A DEAL BETWEEN FRANCE AND IRAN - 16-Aug-94

16 Aug 1994
 
  A DEAL BETWEEN FRANCE AND IRAN <

Commentary by Ron Ben-Yishai - "Yediot Ahronot", August 16, 1994, p. 4.

There is a bad smell surrounding the extradition of Carlos.

This is the smell of a deal between the French government, which must now prove to its electorate that it is fighting terror, and Sudan which is one of the Middle Eastern states that wants to clear its name in the international arena.

The radical Islamic regime of Sudan which agreed to extradite Carlos to France hosts the largest training camps for Iranian terrorists on its soil. Under the instruction of Iranian Revolutionary Guards, members of Islamic Jihad and Hamas as well as Egyptian and other fundamentalists

are trained there. How is it that Sudan suddenly consented to extradite a wanted terrorist, who apparently arrived there with the encouragement and assistance of Iran or Syria?

The explanation might be found in one of two possibilities:

* The first possibility is that the Iranians may have encouraged Sudan, which is sustained by the Iranian regime, to sacrifice Carlos. The Iranians know that the French government is now pressured to demonstrate that, after the murder of its diplomats in Algiers, it is effectively fighting terrorism. Tehran owes the French. About one year ago, the French released a number of Iranian murderers who were apprehended in France. Two of the Iranians had murdered Shahpur Bakhtiar, the former Prime Minister of Iran, who was exiled and had received asylum in France. The other two murdered another opponent of the Iranian regime in Geneva. Mitterrand explained the release of the murderers as a 'supreme national interest.' He did not give details. The truth may now come to light.

* The second possibility is that Syria may have encouraged Sudan to get rid of the Marxist terrorist, who is of no value to the Islamic revolution anyway. In any event, Western intelligence sources believe that the extradition was not effected because Sudan has suddenly become an advocate of international law.

As to Israel, we have had no special interest in Carlos for some time. His name never appeared high on Israel's list of wanted terrorists. He was not party to the murder of the Israeli athletes at the Munich Olympics. Nor did he have a hand in the Air France hi-jacking to to Entebbe. Despite the fact that he has maintained close links to the PFLP, he has carried out very few attacks against Israel, Israeli citizens or Jews.

Very reliable Western sources have attributed an attempted 1975 attack against an El-Al airliner at Orly airport in France to Carlos, and maybe one or two other attempted attacks in Europe. That's all.

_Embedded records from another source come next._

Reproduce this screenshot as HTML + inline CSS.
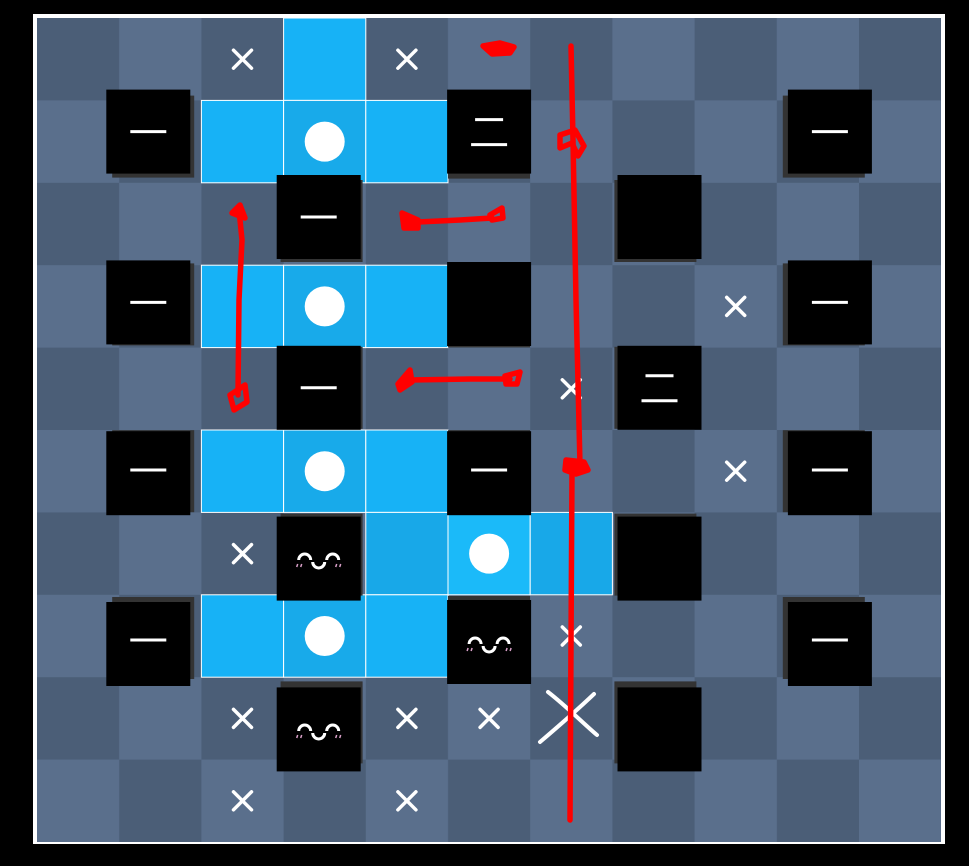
<!DOCTYPE html>
<html><head><meta charset="utf-8"><style>html,body{margin:0;padding:0;background:#000;}svg{display:block}</style></head>
<body>
<svg width="969" height="866" viewBox="0 0 969 866" xmlns="http://www.w3.org/2000/svg">
<defs>
<pattern id="ck" patternUnits="userSpaceOnUse" x="37" y="18" width="164.4" height="164.8">
<rect width="164.4" height="164.8" fill="#4b5e77"/>
<rect x="82.2" y="0" width="82.2" height="82.4" fill="#5a6f8c"/>
<rect x="0" y="82.4" width="82.2" height="82.4" fill="#5a6f8c"/>
</pattern>
<g id="dash"><line x1="-18" y1="0" x2="18" y2="0" stroke="#fff" stroke-width="3"/></g>
<g id="two"><line x1="-14" y1="-12" x2="14" y2="-12" stroke="#fff" stroke-width="3"/><line x1="-18" y1="13" x2="18" y2="13" stroke="#fff" stroke-width="3"/></g>
<g id="face" fill="none" stroke="#fff" stroke-width="3">
<path d="M-20,2 A6,6 0 0 1 -8,2"/><path d="M8,2 A6,6 0 0 1 20,2"/>
<path d="M-6,4 A6,6 0 0 0 6,4"/>
<g stroke="#d9a0c8" stroke-width="1.5"><line x1="-22" y1="9" x2="-21" y2="6"/><line x1="-18" y1="9" x2="-17" y2="6"/><line x1="17" y1="9" x2="18" y2="6"/><line x1="21" y1="9" x2="22" y2="6"/></g>
</g>
<g id="x"><path d="M-9,-9 L9,9 M9,-9 L-9,9" stroke="#fff" stroke-width="3.5" stroke-linecap="round"/></g>
</defs>
<rect x="33" y="14" width="912" height="830" fill="#fff"/>
<rect x="37" y="18" width="904" height="824" fill="url(#ck)"/>
<g fill="#17b2f6" stroke="#fff" stroke-width="1">
<rect x="283.6" y="18" width="82.2" height="82.4"/>
<rect x="201.4" y="100.4" width="82.2" height="82.4"/><rect x="283.6" y="100.4" width="82.2" height="82.4" fill="#18aaea"/><rect x="365.8" y="100.4" width="82.2" height="82.4"/>
<rect x="201.4" y="265.2" width="82.2" height="82.4"/><rect x="283.6" y="265.2" width="82.2" height="82.4" fill="#18aaea"/><rect x="365.8" y="265.2" width="82.2" height="82.4"/>
<rect x="201.4" y="430" width="82.2" height="82.4"/><rect x="283.6" y="430" width="82.2" height="82.4" fill="#18aaea"/><rect x="365.8" y="430" width="82.2" height="82.4"/>
<rect x="365.8" y="512.4" width="82.2" height="82.4" fill="#18a8e8"/><rect x="448" y="512.4" width="82.2" height="82.4" fill="#1bbaf9"/><rect x="530.2" y="512.4" width="82.2" height="82.4" fill="#18a8e8"/>
<rect x="201.4" y="594.8" width="82.2" height="82.4"/><rect x="283.6" y="594.8" width="82.2" height="82.4" fill="#18aaea"/><rect x="365.8" y="594.8" width="82.2" height="82.4"/>
</g>
<g fill="#fff">
<circle cx="324.7" cy="141.6" r="20"/><circle cx="324.7" cy="306.4" r="20"/><circle cx="324.7" cy="471.2" r="20"/><circle cx="489.1" cy="553.6" r="20"/><circle cx="324.7" cy="636" r="20"/>
</g>
<g fill="#333">
<rect x="112.2" y="95.6" width="82" height="82"/><rect x="448" y="96.6" width="82" height="82"/><rect x="782.8" y="95.6" width="82" height="82"/>
<rect x="280.6" y="180" width="82" height="82"/><rect x="614.4" y="180" width="82" height="82"/>
<rect x="112.2" y="263.4" width="82" height="82"/><rect x="448" y="265.4" width="82" height="82"/><rect x="782.8" y="263.4" width="82" height="82"/>
<rect x="280.6" y="346.8" width="82" height="82"/><rect x="614.4" y="346.8" width="82" height="82"/>
<rect x="112.2" y="430.2" width="82" height="82"/><rect x="448" y="430.2" width="82" height="82"/><rect x="782.8" y="430.2" width="82" height="82"/>
<rect x="280.6" y="513.6" width="82" height="82"/><rect x="614.4" y="513.6" width="82" height="82"/>
<rect x="112.2" y="597" width="82" height="82"/><rect x="448" y="596" width="82" height="82"/><rect x="782.8" y="597" width="82" height="82"/>
<rect x="280.6" y="681.4" width="82" height="82"/><rect x="614.4" y="681.4" width="82" height="82"/>
</g>
<g fill="#000">
<rect x="106.3" y="89.6" width="84" height="84"/><rect x="447.1" y="89.6" width="84" height="84"/><rect x="787.9" y="89.6" width="84" height="84"/>
<rect x="276.7" y="175" width="84" height="84"/><rect x="617.5" y="175" width="84" height="84"/>
<rect x="106.3" y="260.4" width="84" height="84"/><rect x="447.1" y="262" width="84" height="84"/><rect x="787.9" y="260.4" width="84" height="84"/>
<rect x="276.7" y="345.8" width="84" height="84"/><rect x="617.5" y="345.8" width="84" height="84"/>
<rect x="106.3" y="431.2" width="84" height="84"/><rect x="447.1" y="431.2" width="84" height="84"/><rect x="787.9" y="431.2" width="84" height="84"/>
<rect x="276.7" y="516.6" width="84" height="84"/><rect x="617.5" y="516.6" width="84" height="84"/>
<rect x="106.3" y="602" width="84" height="84"/><rect x="447.1" y="600" width="84" height="84"/><rect x="787.9" y="602" width="84" height="84"/>
<rect x="276.7" y="687.4" width="84" height="84"/><rect x="617.5" y="687.4" width="84" height="84"/>
</g>
<use href="#dash" x="148.3" y="131.6"/><use href="#two" x="489.1" y="131.6"/><use href="#dash" x="829.9" y="131.6"/>
<use href="#dash" x="318.7" y="217"/>
<use href="#dash" x="148.3" y="302.4"/><use href="#dash" x="829.9" y="302.4"/>
<use href="#dash" x="318.7" y="387.8"/><use href="#two" x="659.5" y="387.8"/>
<use href="#dash" x="148.3" y="470"/><use href="#dash" x="489.1" y="470"/><use href="#dash" x="829.9" y="470"/>
<use href="#face" x="318.7" y="558"/>
<use href="#dash" x="148.3" y="640"/><use href="#face" x="489.1" y="642"/><use href="#dash" x="829.9" y="640"/>
<use href="#face" x="318.7" y="729"/>
<use href="#x" x="242.5" y="59.2"/><use href="#x" x="406.9" y="59.2"/>
<use href="#x" x="735.7" y="306.4"/><use href="#x" x="571.3" y="388.8"/><use href="#x" x="735.7" y="471.2"/>
<use href="#x" x="242.5" y="553.6"/><use href="#x" x="571.3" y="636"/>
<use href="#x" x="242.5" y="718.4"/><use href="#x" x="406.9" y="718.4"/><use href="#x" x="489.1" y="718.4"/>
<use href="#x" x="242.5" y="800.8"/><use href="#x" x="406.9" y="800.8"/>
<path d="M548,692 C565,705 585,725 597,735 M594,694 C575,712 560,725 540,742" stroke="#fff" stroke-width="4" fill="none" stroke-linecap="round"/>
<g stroke="#f00" stroke-width="5.5" fill="none" stroke-linecap="round" stroke-linejoin="round">
<path d="M571,46 L573,140 L576,300 L580,465 L572,470 L570,820"/>
<path d="M560,135 L575,130 L584,146 L578,156 L572,143 L560,148 Z"/>
<path d="M566,460 L584,462 L588,470 L576,474 L565,470 Z" fill="#f00"/>
<path d="M483,46 L500,43 L514,47 L510,53 L492,54 Z" fill="#f00"/>
<path d="M239,210 L242,240 L239,300 L238,395"/>
<path d="M232,213 L240,205 L245,218 Z" fill="#f00"/>
<path d="M230,395 L245,385 L247,402 L234,410 Z"/>
<path d="M402,213 L418,220 L418,228 L404,228 Z" fill="#f00"/>
<path d="M418,222 L460,220 L492,218"/>
<path d="M490,215 L502,208 L503,218 L492,220 Z"/>
<path d="M398,384 L410,370 L412,382 L400,390 Z" fill="#f00"/>
<path d="M410,380 L470,379 L510,379"/>
<path d="M505,376 L520,372 L517,384 L506,384 Z"/>
</g>
</svg>
</body></html>
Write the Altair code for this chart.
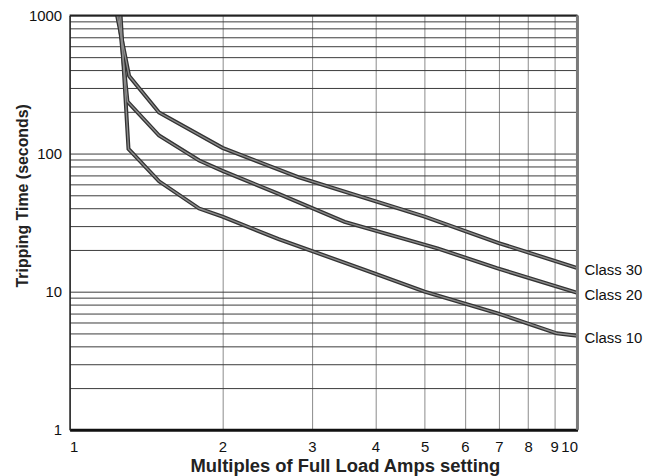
import altair as alt
import pandas as pd

# ---- data ----
x_ticks = [1, 2, 3, 4, 5, 6, 7, 8, 9, 10]
y_grid = [1, 2, 3, 4, 5, 6, 7, 8, 9,
          10, 20, 30, 40, 50, 60, 70, 80, 90,
          100, 200, 300, 400, 500, 600, 700, 800, 900, 1000]
y_labels = [1, 10, 100, 1000]

class30_x = [1.24, 1.31, 1.50, 2.0, 2.82, 5.0, 7.0, 10]
class30_y = [1000, 364, 198, 110, 67.5, 35, 22.5, 14.8]
class20_x = [1.25, 1.30, 1.50, 1.80, 2.0, 2.58, 3.48, 5.3, 6.94, 10]
class20_y = [1000, 238, 135, 89, 75, 51, 32, 20.6, 14.8, 9.8]
class10_x = [1.26, 1.306, 1.50, 1.80, 2.0, 2.58, 3.81, 5.0, 6.94, 9.1, 10]
class10_y = [1000, 108, 63, 40, 34.9, 24, 14.4, 10, 7.0, 5.0, 4.8]
series_names = ["Class 30", "Class 20", "Class 10"]

rows = []
for name, xs, ys in zip(series_names, [class30_x, class20_x, class10_x],
                        [class30_y, class20_y, class10_y]):
    for i, (xv, yv) in enumerate(zip(xs, ys)):
        rows.append({"series": name, "x": xv, "y": yv, "order": i})
df = pd.DataFrame(rows)
df_end = df.sort_values("order").groupby("series").tail(1)

W, H = 511, 417
FONT = "Liberation Sans"

xscale = alt.Scale(type="log", domain=[1, 10], nice=False)
yscale = alt.Scale(type="log", domain=[1, 1000], nice=False)

ylab_expr = "(" + " || ".join(f"datum.value == {v}" for v in y_labels) + ") ? format(datum.value, 'd') : ''"

x_axis = alt.Axis(
    values=x_ticks, format="d", grid=True, gridColor="#8a8a8a", gridWidth=1,
    ticks=False, domain=True, domainColor="#111111", domainWidth=3,
    labelPadding=10, labelFont=FONT, labelFontSize=15, labelColor="#111111",
    title="Multiples of Full Load Amps setting", titleFont=FONT, titleFontSize=18.5,
    titleFontWeight="bold", titleColor="#222222", titleX=277, titleY=42,
    titleBaseline="alphabetic", titleAlign="center",
)
y_axis = alt.Axis(
    values=y_grid, labelExpr=ylab_expr, grid=True, gridColor="#3a3a3a", gridWidth=1,
    ticks=False, domain=True, domainColor="#222222", domainWidth=1.5,
    labelPadding=8, labelFont=FONT, labelFontSize=15, labelColor="#111111",
    labelBaseline="middle",
    title="Tripping Time (seconds)", titleFont=FONT, titleFontSize=16,
    titleFontWeight="bold", titleColor="#222222", titleX=-42, titleY=181,
    titleAngle=270, titleBaseline="alphabetic", titleAlign="center",
)

lines_outer = alt.Chart(df).mark_line(color="#333333", strokeWidth=4).encode(
    x=alt.X("x:Q", scale=xscale, axis=x_axis),
    y=alt.Y("y:Q", scale=yscale, axis=y_axis),
    detail="series:N",
    order="order:Q",
)
lines_inner = alt.Chart(df).mark_line(color="#8c8c8c", strokeWidth=1.4).encode(
    x=alt.X("x:Q", scale=xscale),
    y=alt.Y("y:Q", scale=yscale),
    detail="series:N",
    order="order:Q",
)

labels = alt.Chart(df_end).mark_text(
    align="left", baseline="middle", dx=7, dy=2, font=FONT, fontSize=15, color="#111111"
).encode(
    x=alt.X("x:Q", scale=xscale),
    y=alt.Y("y:Q", scale=yscale),
    text="series:N",
)

frame_df = pd.DataFrame({"k": [0]})
top_rule = alt.Chart(frame_df).mark_rule(color="#222222", strokeWidth=2).encode(
    x=alt.value(0), x2=alt.value(W), y=alt.value(0)
)
right_rule = alt.Chart(frame_df).mark_rule(color="#7a7a7a", strokeWidth=3).encode(
    x=alt.value(W), y=alt.value(0), y2=alt.value(H)
)

chart = alt.layer(lines_outer, lines_inner, top_rule, right_rule, labels).properties(
    width=W, height=H,
    autosize=alt.AutoSizeParams(type="none"),
    padding={"left": 62, "top": 6, "right": 72, "bottom": 45},
).configure_view(stroke=None).configure(background="white")

chart.save("out.html", embed_options={"renderer": "svg", "actions": False})
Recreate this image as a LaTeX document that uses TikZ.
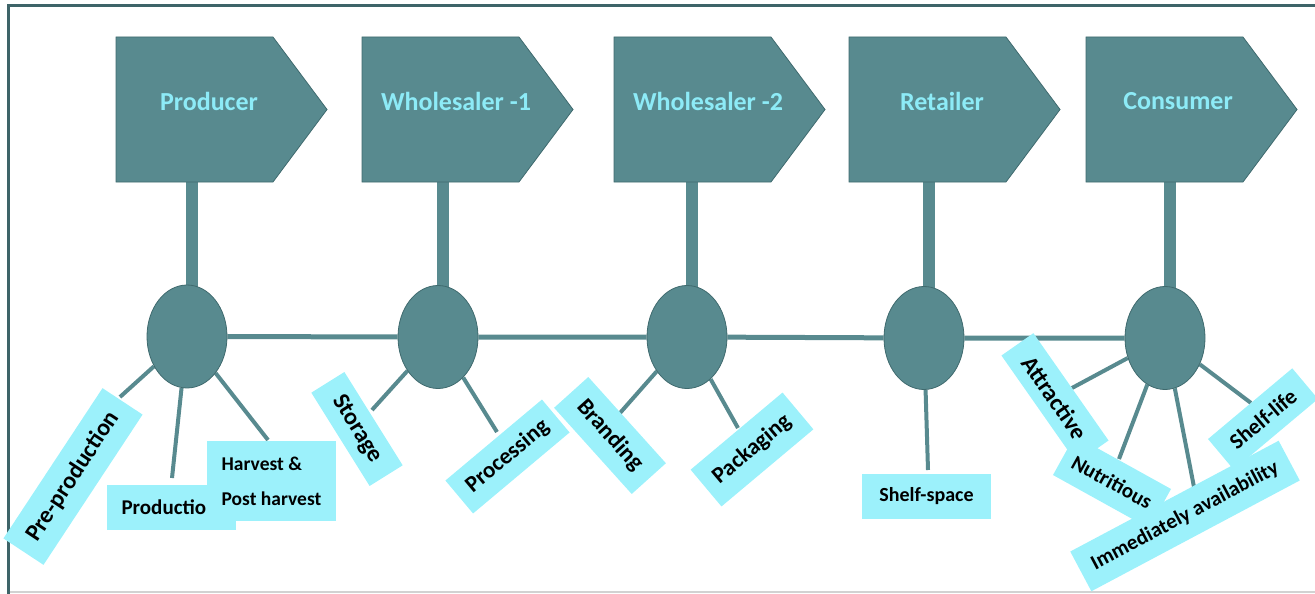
\documentclass[tikz,border=0pt]{standalone}
\usepackage{fontspec}
\setmainfont{Carlito}
\usetikzlibrary{shapes.symbols,shapes.geometric,backgrounds}
\definecolor{tealfill}{HTML}{588A8F}
\definecolor{tealedge}{HTML}{3F6A6E}
\definecolor{boxfill}{HTML}{9CF1FB}
\definecolor{titlecol}{HTML}{8DEBF7}
\definecolor{framecol}{HTML}{3E6468}
\tikzset{
  stage/.style={signal, signal to=east, signal pointer angle=106.6,
    minimum width=211pt, minimum height=145pt, inner sep=0pt,
    fill=tealfill, draw=tealedge, line width=0.8pt},
  hub/.style={ellipse, minimum width=80pt, minimum height=103pt, inner sep=0pt,
    fill=tealfill, draw=tealedge, line width=0.8pt},
  ttl/.style={text=titlecol, font=\fontsize{26}{30}\selectfont\bfseries},
  stemline/.style={line width=12pt, tealfill},
  chainline/.style={line width=5pt, tealfill},
  spoke/.style={line width=4pt, tealfill},
  lab/.style n args={3}{fill=boxfill, inner sep=0pt, text=black,
    minimum width=#1pt, minimum height=#2pt, rotate=#3},
  fs/.style={font=\fontsize{#1}{35}\selectfont\bfseries},
}
\begin{document}
\begin{tikzpicture}[x=1pt,y=-1pt]
\useasboundingbox (0,0) rectangle (1315,594);
% frame
\draw[framecol, line width=3pt] (8,594) -- (8,6) -- (1315,6);
\draw[gray!35, line width=1.5pt] (9.5,592) -- (1315,592);

% stages (center = centre of the rectangular body)
\node[stage] (s1) at (194.5,109.5) {};
\node[stage] (s2) at (440.5,109.5) {};
\node[stage] (s3) at (692.5,109.5) {};
\node[stage] (s4) at (927.5,109.5) {};
\node[stage] (s5) at (1164.5,109.5) {};
\node[ttl] (t1) at (209,101) {Producer};
\node[ttl] (t2) at (456,101) {Wholesaler -1};
\node[ttl] (t3) at (708,101) {Wholesaler -2};
\node[ttl] (t4) at (942,101) {Retailer};
\node[ttl] (t5) at (1178,101) {Consumer};

% hubs
\node[hub] (h1) at (187,336.5) {};
\node[hub] (h2) at (438,337) {};
\node[hub] (h3) at (687,337) {};
\node[hub] (h4) at (924,338) {};
\node[hub] (h5) at (1165,338) {};

% spoke ends
\coordinate (e11) at (120,397);
\coordinate (e12) at (172,478);
\coordinate (e13) at (268,440);
\coordinate (e21) at (372,410);
\coordinate (e22) at (497,432);
\coordinate (e31) at (620,413);
\coordinate (e32) at (738,428);
\coordinate (e41) at (928,470);
\coordinate (e51) at (1072,388);
\coordinate (e52) at (1119,459);
\coordinate (e53) at (1194,487);
\coordinate (e54) at (1251,403);

\begin{scope}[on background layer]
  \foreach \i in {1,...,5}{
    \draw[stemline] ([xshift=5pt]h\i.center) -- ([xshift=5pt]h\i.center |- s\i.south);
  }
  \draw[chainline] (h1) -- (h2) -- (h3) -- (h4) -- (h5);
  \draw[spoke] (h1) -- (e11);
  \draw[spoke] (h1) -- (e12);
  \draw[spoke] (h1) -- (e13);
  \draw[spoke] (h2) -- (e21);
  \draw[spoke] (h2) -- (e22);
  \draw[spoke] (h3) -- (e31);
  \draw[spoke] (h3) -- (e32);
  \draw[spoke] (h4) -- (e41);
  \draw[spoke] (h5) -- (e51);
  \draw[spoke] (h5) -- (e52);
  \draw[spoke] (h5) -- (e53);
  \draw[spoke] (h5) -- (e54);
\end{scope}

% labels
\node[lab={180}{48}{56.6}, fs=24] (pre) at (73,476.5) {Pre-production};
\node[lab={129}{45}{0}, fs=21] (prd) at (171.5,507) {\hspace*{-4pt}Production};
\node[lab={129}{80}{0}, fs=19.5, align=left] (hrv) at (271.5,481) {Harvest \&\\Post harvest};
\node[lab={110}{39}{-58}, fs=24] (sto) at (357,429) {Storage};
\node[lab={126}{43}{40}, fs=23] (pro) at (507.5,456.5) {Processing};
\node[lab={116}{46}{-48}, fs=23.5] (bra) at (610,435.5) {Branding};
\node[lab={120}{48}{40}, fs=23] (pac) at (752,449.5) {Packaging};
\node[lab={129}{45}{0}, fs=20] (shs) at (926.5,496.5) {Shelf-space};
\node[lab={131}{39}{-55}, fs=24] (att) at (1055,398) {Attractive};
\node[lab={110}{45}{-29}, fs=21] (nut) at (1112,482) {Nutritious};
\node[lab={110}{40}{40}, fs=22] (shl) at (1263,419) {Shelf-life};
\node[lab={236}{45}{28}, fs=21] (imm) at (1185,516) {Immediately availability};
\end{tikzpicture}
\end{document}
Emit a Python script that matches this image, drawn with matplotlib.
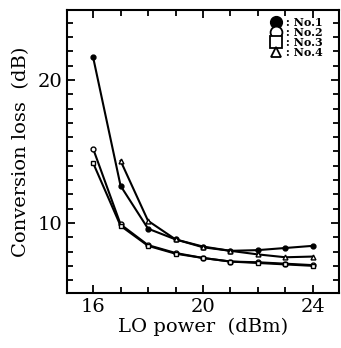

Israel and the Jews did not particularly interest Carlos. He provided logistical and consulting services to Palestinian terrorists and received services from them but it was the 'capitalist regimes' of Western Europe and the Middle East which interested him most. These, he sought to eradicate, in order to advance the international Socialist revolution.

Apparently, the myth that was constructed around Carlos bore no proportion to his actions. Still, he is worthy of the 'master terrorist' title.

During his career, which continued for about 20 years, he has had scores of casualties to his 'credit.' He cooperated with the underground Baader Meinhof gang, which operated against the democratic-capitalist regime in West Germany. For the same reasons, he operated in France. He killed two French secret service agents who tries to arrest him. Afterward, the French angered him when they arrested his wife a terrorist in her own right in the early 1980s. He demanded her release and, when this was not fulfilled, he carried out a series of fatal terrorist attacks in France; 15 people were killed.

Then, he leased his services to the East German 'Stasi', to Romania's Ceaucescu and to Czechoslovakian intelligence. All of these rewarded him handsomely, and provided with him the diplomatic documents necessary to move around the world freely under a false identity.

When the Communist regimes in Europe collapsed, Carlos lost his source of income and was forced to wander. He sought new masters and asylum for himself, his family and some of his personnel. With the warm recommendation of Stasi personnel, the Syrians received Carlos with open arms toward the end of the 1980s. But the Americans, who did not take a kind view of this, pressured the Syrians who politely asked him to leave. He drifted with his family to Libya, later found asylum in Yemen, and there have been rumors of late that he had arrived in Iran.

In recent years, he has been hunted. The wealth he has amassed has allowed him to live comfortably, but the Arabs gave him the cold shoulder and the fundamentalist Moslem terrorist masters did not desire the services of an heretical Marxist-Leninist. Accordingly, the Iranians and Sudanese apparently did not find it difficult to sacrifice him for the sake of somewhat improving their international image.